In linguistics, arc pair grammar (APG) is a theory of syntax that aims to formalize and expand upon relational grammar. It primarily builds upon the relational grammar concept of an arc, but also makes use of more formally stated ideas from model theory and graph theory. It was developed in the late 1970s by David E. Johnson and Paul Postal, and formalized in 1980 in the eponymous book Arc Pair Grammar.

== History ==
Early syntactic theory concerned itself primarily with grammatical relations. This trend was abandoned by proponents of transformational grammar, except in semantic interpretation. In the early 1970s, some linguists, such as Edward Keenan, began to challenge this notion from the transformationalist perspective, noting for instance the formation of relative clauses in Malagasy and English passivization (see chômeur). Relational grammar (RG) itself was never formalized in one place; instead, Keenan, Johnson, and others began writing aspects of the framework in a series of dissertations around this time. Dissatisfied with the results and lack of formalization in RG, David Johnson and Paul Postal attempted to lay down a version of it using mathematical logic. This attempt swelled into a new theory, now known as APG. APG itself was developed by Johnson and Postal in the late 1970s, but was not published until 1980. APG takes grammatical relations, the graph theory notion of an arc, and two operations (SPONSOR and ERASE) as primitives, with all other rules being derived (many of them mathematically, rather than empirically).

==Postulates==
In contrast to the generative-enumerative (proof-theoretic) approach to syntax assumed by transformational grammar, arc pair grammar takes a model-theoretic approach. In arc pair grammar, linguistic laws and language-specific rules of grammar are formalized as axiomatic logical statements. Sentences of a language, understood as structures of a certain type, follow the set of linguistic laws and language-specific statements. This reduces grammaticality to the logically satisfiable notion of model-theoretic satisfaction.

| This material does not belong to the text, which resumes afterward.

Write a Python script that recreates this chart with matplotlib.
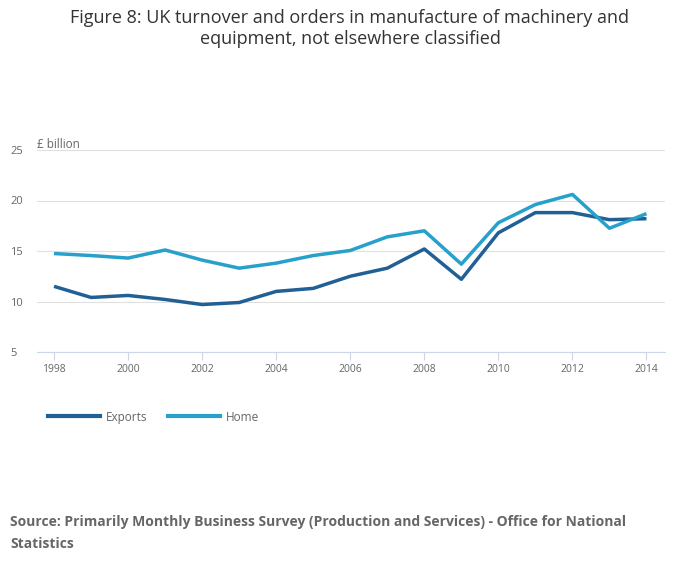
import matplotlib.pyplot as plt
import matplotlib.lines as mlines

plt.rcParams['font.family'] = ['Open Sans', 'DejaVu Sans']

years = list(range(1998, 2015))
exports = [11.5, 10.4, 10.6, 10.2, 9.7, 9.9, 11.0, 11.3, 12.5, 13.3, 15.2,
           12.2, 16.8, 18.8, 18.8, 18.1, 18.2]
home = [14.75, 14.55, 14.3, 15.1, 14.1, 13.3, 13.8, 14.55, 15.05, 16.4, 17.0,
        13.7, 17.8, 19.6, 20.6, 17.25, 18.7]
series_names = ['Exports', 'Home']
colors = ['#206095', '#27a0cc']
xticks = list(range(1998, 2015, 2))
yticks = [5, 10, 15, 20, 25]

W, H = 700, 574
fig = plt.figure(figsize=(7, 5.74), dpi=100)
ax = fig.add_axes([37 / W, 1 - 352 / H, (665 - 37) / W, (352 - 150) / H])

for vals, name, c in zip([exports, home], series_names, colors):
    ax.plot(years, vals, color=c, lw=2.5, label=name, solid_capstyle='butt')

ax.set_xlim(1997.54, 2014.5)
ax.set_ylim(5, 25)
ax.set_yticks(yticks)
ax.set_yticklabels([])
ax.set_xticks(xticks)
ax.grid(axis='y', color='#e0e0e0', lw=0.8)
ax.set_axisbelow(True)
for s in ['top', 'right', 'left']:
    ax.spines[s].set_visible(False)
ax.spines['bottom'].set_color('#ccd6eb')
ax.tick_params(axis='y', length=0)
ax.tick_params(axis='x', length=6, color='#ccd6eb', labelsize=7.5,
               colors='#666666', pad=3)

# y labels left aligned at the figure edge, like the original
for v in yticks:
    ax.text(-27 / 628, v, str(v), transform=ax.get_yaxis_transform(),
            ha='left', va='center_baseline', fontsize=8, color='#666666')

fig.text(37 / W, 1 - 143 / H, '£ billion', fontsize=8.5, color='#666666',
         va='center_baseline')

fig.text(0.5, 1 - 18 / H, 'Figure 8: UK turnover and orders in manufacture of machinery and',
         ha='center', va='center', fontsize=13, color='#333333')
fig.text(0.5, 1 - 39 / H, 'equipment, not elsewhere classified',
         ha='center', va='center', fontsize=13, color='#333333')

# legend drawn by hand below the axes
ly = 1 - 416 / H
for x0, name, c in [(48, series_names[0], colors[0]), (168, series_names[1], colors[1])]:
    fig.add_artist(mlines.Line2D([x0 / W, (x0 + 52) / W], [ly, ly], color=c, lw=3))
    fig.text((x0 + 58) / W, ly, name, fontsize=8.5, color='#666666',
             va='center_baseline')

fig.text(10 / W, 1 - 522 / H,
         'Source: Primarily Monthly Business Survey (Production and Services) - Office for National',
         fontsize=10, fontweight='bold', color='#666666', va='center')
fig.text(10 / W, 1 - 544 / H, 'Statistics',
         fontsize=10, fontweight='bold', color='#666666', va='center')

fig.savefig('out.png', dpi=100)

===Pair Network and RLS-graphs===
The pair network (PN) is the main method of representing sentences in APG. It is a mathematical model consisting of nodes (for each word and the clause as a whole) and arc connecting them, with operations acting on arcs rather than nodes. This is somewhat analogous to the TG idea of a tree, but with a few major differences. First, PNs are formal mathematical objects, while trees in TG are mathematical objects that are not formally defined. Second, the idea of branches in trees does not carry over; while branches attach nodes at varying levels of structure, with the overall web of branches determining grammatical roles, arcs encode grammatical roles to their heads with their only structural role being attaching words to their clause. Third, operations between arcs (i.e. intra-structural operations) create word order, whereas TG structure encodes word order at all levels.

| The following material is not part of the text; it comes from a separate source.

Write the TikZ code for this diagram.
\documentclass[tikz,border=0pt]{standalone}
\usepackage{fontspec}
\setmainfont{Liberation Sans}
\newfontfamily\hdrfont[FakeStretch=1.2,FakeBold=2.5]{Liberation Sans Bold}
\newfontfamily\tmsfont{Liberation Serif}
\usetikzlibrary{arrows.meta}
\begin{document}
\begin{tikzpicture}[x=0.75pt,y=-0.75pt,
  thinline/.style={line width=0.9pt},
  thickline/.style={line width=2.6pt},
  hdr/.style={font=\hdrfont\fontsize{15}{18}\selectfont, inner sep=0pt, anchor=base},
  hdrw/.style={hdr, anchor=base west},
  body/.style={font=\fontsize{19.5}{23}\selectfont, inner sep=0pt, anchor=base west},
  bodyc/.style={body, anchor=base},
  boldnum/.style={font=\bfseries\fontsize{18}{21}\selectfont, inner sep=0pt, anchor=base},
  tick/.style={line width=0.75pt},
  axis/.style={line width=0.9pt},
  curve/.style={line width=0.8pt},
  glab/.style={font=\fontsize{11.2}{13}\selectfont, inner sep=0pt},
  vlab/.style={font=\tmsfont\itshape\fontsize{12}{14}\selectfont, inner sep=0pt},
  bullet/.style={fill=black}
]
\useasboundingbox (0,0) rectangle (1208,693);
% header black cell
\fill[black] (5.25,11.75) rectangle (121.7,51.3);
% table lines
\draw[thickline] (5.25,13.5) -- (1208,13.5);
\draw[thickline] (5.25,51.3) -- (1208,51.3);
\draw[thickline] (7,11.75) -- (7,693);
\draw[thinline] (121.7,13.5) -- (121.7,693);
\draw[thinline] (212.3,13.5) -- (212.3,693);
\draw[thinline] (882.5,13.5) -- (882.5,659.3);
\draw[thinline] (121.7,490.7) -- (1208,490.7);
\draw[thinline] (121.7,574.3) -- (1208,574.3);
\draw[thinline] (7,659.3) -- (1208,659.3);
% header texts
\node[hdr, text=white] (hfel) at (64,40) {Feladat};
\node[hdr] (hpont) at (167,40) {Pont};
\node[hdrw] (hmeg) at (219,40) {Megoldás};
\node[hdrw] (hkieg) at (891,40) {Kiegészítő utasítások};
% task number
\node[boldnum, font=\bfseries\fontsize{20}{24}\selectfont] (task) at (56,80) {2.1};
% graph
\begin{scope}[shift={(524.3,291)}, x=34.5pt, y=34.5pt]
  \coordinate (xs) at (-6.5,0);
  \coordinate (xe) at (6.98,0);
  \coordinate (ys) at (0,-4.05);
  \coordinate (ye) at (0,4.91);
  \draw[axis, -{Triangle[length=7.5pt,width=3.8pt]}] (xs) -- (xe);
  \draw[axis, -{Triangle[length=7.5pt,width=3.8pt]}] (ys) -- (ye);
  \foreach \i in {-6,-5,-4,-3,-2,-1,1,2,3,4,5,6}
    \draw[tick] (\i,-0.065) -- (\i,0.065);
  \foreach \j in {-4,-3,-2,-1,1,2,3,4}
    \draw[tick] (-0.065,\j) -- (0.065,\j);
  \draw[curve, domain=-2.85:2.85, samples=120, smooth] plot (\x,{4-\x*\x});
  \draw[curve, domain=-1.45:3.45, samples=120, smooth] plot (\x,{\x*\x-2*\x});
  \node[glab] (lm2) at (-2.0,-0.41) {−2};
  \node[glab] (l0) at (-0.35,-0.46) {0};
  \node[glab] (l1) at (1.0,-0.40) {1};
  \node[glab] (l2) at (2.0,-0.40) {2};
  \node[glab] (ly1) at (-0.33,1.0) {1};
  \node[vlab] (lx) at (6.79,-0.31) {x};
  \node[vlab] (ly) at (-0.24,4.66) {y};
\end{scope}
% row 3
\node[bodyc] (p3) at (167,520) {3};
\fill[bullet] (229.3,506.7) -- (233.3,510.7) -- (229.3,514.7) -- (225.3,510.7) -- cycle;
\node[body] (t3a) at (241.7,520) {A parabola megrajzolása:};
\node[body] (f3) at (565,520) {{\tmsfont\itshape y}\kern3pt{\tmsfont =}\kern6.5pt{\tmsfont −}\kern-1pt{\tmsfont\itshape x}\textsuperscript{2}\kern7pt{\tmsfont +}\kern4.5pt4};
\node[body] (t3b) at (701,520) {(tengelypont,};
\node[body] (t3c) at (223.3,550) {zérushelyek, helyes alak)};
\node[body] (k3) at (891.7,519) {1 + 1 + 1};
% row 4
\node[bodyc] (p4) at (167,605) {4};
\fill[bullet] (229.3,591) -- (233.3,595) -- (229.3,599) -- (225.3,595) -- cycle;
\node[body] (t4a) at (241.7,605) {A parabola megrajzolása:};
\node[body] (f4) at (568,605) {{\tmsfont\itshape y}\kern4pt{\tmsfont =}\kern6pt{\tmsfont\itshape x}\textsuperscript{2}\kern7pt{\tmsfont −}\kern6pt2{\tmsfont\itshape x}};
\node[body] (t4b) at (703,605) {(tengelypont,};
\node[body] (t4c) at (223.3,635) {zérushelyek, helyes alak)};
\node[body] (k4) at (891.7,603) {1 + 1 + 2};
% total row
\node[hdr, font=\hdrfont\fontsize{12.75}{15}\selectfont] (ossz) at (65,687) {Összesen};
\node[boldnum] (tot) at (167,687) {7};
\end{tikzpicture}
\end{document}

A pair network consists of four components: the 'relational-graph,' the 'logical-graph,' the 'surface-graph' (R-, L-, S-graphs), and the two operations Sponsor and Erase. The R-graph is simply the set of all items in the pair network, i.e., the structure as a whole of all arcs, labels (R-signs), and operations between them. The S-graph consists of those members of the R-graph which are actually spoken. Single phrasal element and word are treated as having a single root for the purpose of the S-graph, although the APG framework is theoretically applicable to lexical entries. The L-graph represents the semantics of a pair network and the logical relations between its elements. L-graphs also contain the notion of "logical arcs," which are precisely those arcs in the R-graph that terminate in nodes labeled with the logical and semantic relations of an arc.

===Sponsor and Erase===
Sponsor operations are used between levels in the R-graph to establish different linguistic states (that is, a particular set of grammatical relations). Generally speaking, lower levels sponsor higher levels, and higher levels erase lower levels. Sponsor can be broken into two cases: Replace and Succeed. Succeed is the more basic of the two, in that an arc A is the successor of another arc B if and only if B sponsors A, A and B overlap, and B≠A. That is, every arc that is sponsored by an arc other than itself is the successor of that arc. Replace, meanwhile, occurs exclusively between arcs that are neighbors (arcs that share a head, but have distinct tails). As a consequence, Replace can only occur between arcs with an identical R-sign. Arcs that are part of Replace operations cannot also be part of Succeed operations. Thus, Replace is significantly more restricted than Succeed. Although they ultimately have the same effect of establishing sponsorship, Replace and Succeed are subject to different rules and laws than each other. The distinction helps define when exactly sponsorship can occur, and so while not technically necessary, it is useful for the purpose of brevity.

Erase operations occur between arcs when it becomes necessary to specify which linguistic level is phonologically attested. Where two arcs share the same grammatical relation to the same root node, the one at the surface level erases the one at lower levels. Successors always erase their predecessors, except in one case.

==Limitations==
There are very few syntacticians who would consider themselves to be practitioners of APG or its descendants. There are a few reasons for this. First, although it attempts to handle all aspects of language using pair networks and arc pairs, there is not a suitable APG account of phonology. Second, the complexity of an APG structure in general increases exponentially with sentence complexity. For instance, in sentences with to-complements, nodes in the complement have arc relations with nodes outside of it, making for mathematically-represented though difficult-to-follow structures.